Callahan had been in a bad automobile accident after a night of drinking with a new ne’er-do-well played by an enthusiastic Jack Black. It’s initially his story that he was not at the wheel and so the consequences were not an effect of his own alcoholism. Throughout the picture he moves through all of the stages of grief, the loss of his fine motor functions, the loss of his alcohol, and the loss of his independent lifestyle outside of a wheelchair. It’s apparent before the accident he was already indisposed by his own demons and that being confined to a chair is familiar territory to his withheld emotional grieving.

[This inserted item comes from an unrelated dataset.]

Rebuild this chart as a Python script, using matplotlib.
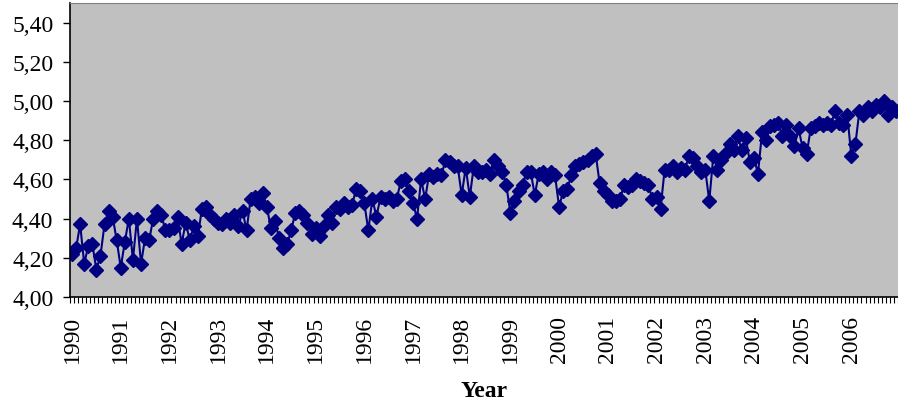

What is striking is the amount of growth found within. These characters have radical shifts in their innermost selves. Phoenix is able to embody the feeling and purpose of Callahan’s twelve step program with every progression toward recovery. We see his acceptance of an atypical Higher Power, the inherent humor in making it something perverse, that will save him from himself. We see his struggle as the cartoonist who cannot fully control his body. When he experiences the relief of divulging his resentments, his fears, his amends, we feel all of this too, and experience it with him. This is a remarkable one man show of a movie and that between this and You Were Never Really Here, Phoenix is having the best year of his whole career. (Let’s all agree, The Master, 2012, is still a heightened, significant work.)
Van Sant applies his technique liberally. It’s shot with an eye for quirk but a great sympathy of the human condition. He goes inside meeting rooms without passing any immediate judgment, allowing his characters to hurt for us, before they heal, providing an authentic recovery process. Undermining the film’s heart is an artsy cut that pulls between moments of addiction and recovery without a defined purpose. The film has a strange edit to it that belies its sense of messaging about a person’s capacity for growth. Sometimes we do not know where exactly it’s cutting to, but eventually the pieces fit snugly into a well-shaped whole.

Don’t Worry, He Won’t Get Far on Foot is adapted from Callahan’s memoir of the same name. With any biopic we must remember it tells one side of the story and an interpretation of one person’s side at that. That it’s illustrated with such a comical and big heart makes us forgive its single-mindedness about recovery—it truly is not worried about the paralyzed-for-life thing and does not take that on directly. What is there is a simple tale of accepting what life has given us and then using it to be of maximum benefit to those around us.